To be sure, as the majority notes, ORS 742.450(1) provides that every motor vehicle liability policy “shall state [the insured’s name and address], the coverage afforded by the policy, the premium charged therefor, the policy period and the limits of liability.” That subsection thus distinguishes coverage from limits of liability. However, to the extent that ORS 742.450(1) points in a different direction from ORS 742.500(1),2 the latter statute controls. Not only did the legislature enact ORS 742.500(1) after ORS 742.450(1),3 but ORS 742.500(1) is the more specific statute. See Kambury v. DaimlerChrysler Corp., 334 Or 367, 374, 50 P3d 1163 (2002) (explaining methodology for resolving conflicting statutes). By its terms, ORS 742.500(1) defines what uninsured motorist coverage means for the purposes of ORS 742.504(7)(c).

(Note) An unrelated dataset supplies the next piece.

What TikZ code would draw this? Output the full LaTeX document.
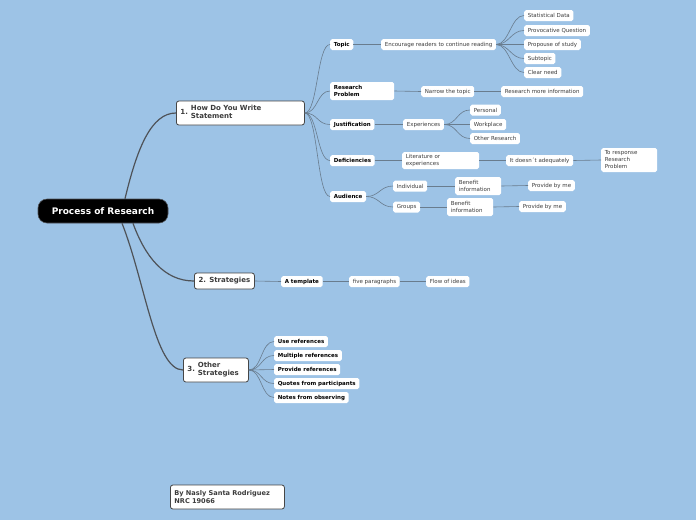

Because the text and context of ORS 742.504(7)(c) demonstrate that the legislature intended that workers’ compensation payments should be deducted from the amount of *615the insured’s damages up to the limit of liability, I respectfully dissent.
Carson, C. J., and Balmer, J., join in this dissent.ORS 742.502(2)(a) requires that motor vehicle liability policies also provide underinsured motorist coverage. As the majority notes, underinsured motorist coverage generally is subject to the same statutory requirements as uninsured motorist coverage.
In my view, the two statutes are not in conflict. As ORS 742.450(1) recognizes, coverage and limits of liability are separate concepts. But ORS 742.504(7)(c) does not refer simply to uninsured motorist coverage. Rather, it refers to “the terms of [uninsured motorist] coverage.” (Emphasis added.) The terms on which an insurer offers coverage typically include limitations, such as limits of liability. The phrase “the terms of [uninsured motorist] coverage” is broad enough to include limits of liability, as ORS 742.500(1) requires, even though coverage and limits of liability are different concepts, as ORS 742.450(1) recognizes.
The legislature enacted ORS 742.504 in 1967 and ORS 742.450(1) in 1955. Compare Or Laws 1967, ch 482, §§ 1-3 (enacting ORS 742.500 to 742.506), with Or Laws 1955, ch 429, § 23 (enacting ORS 742.450(1)).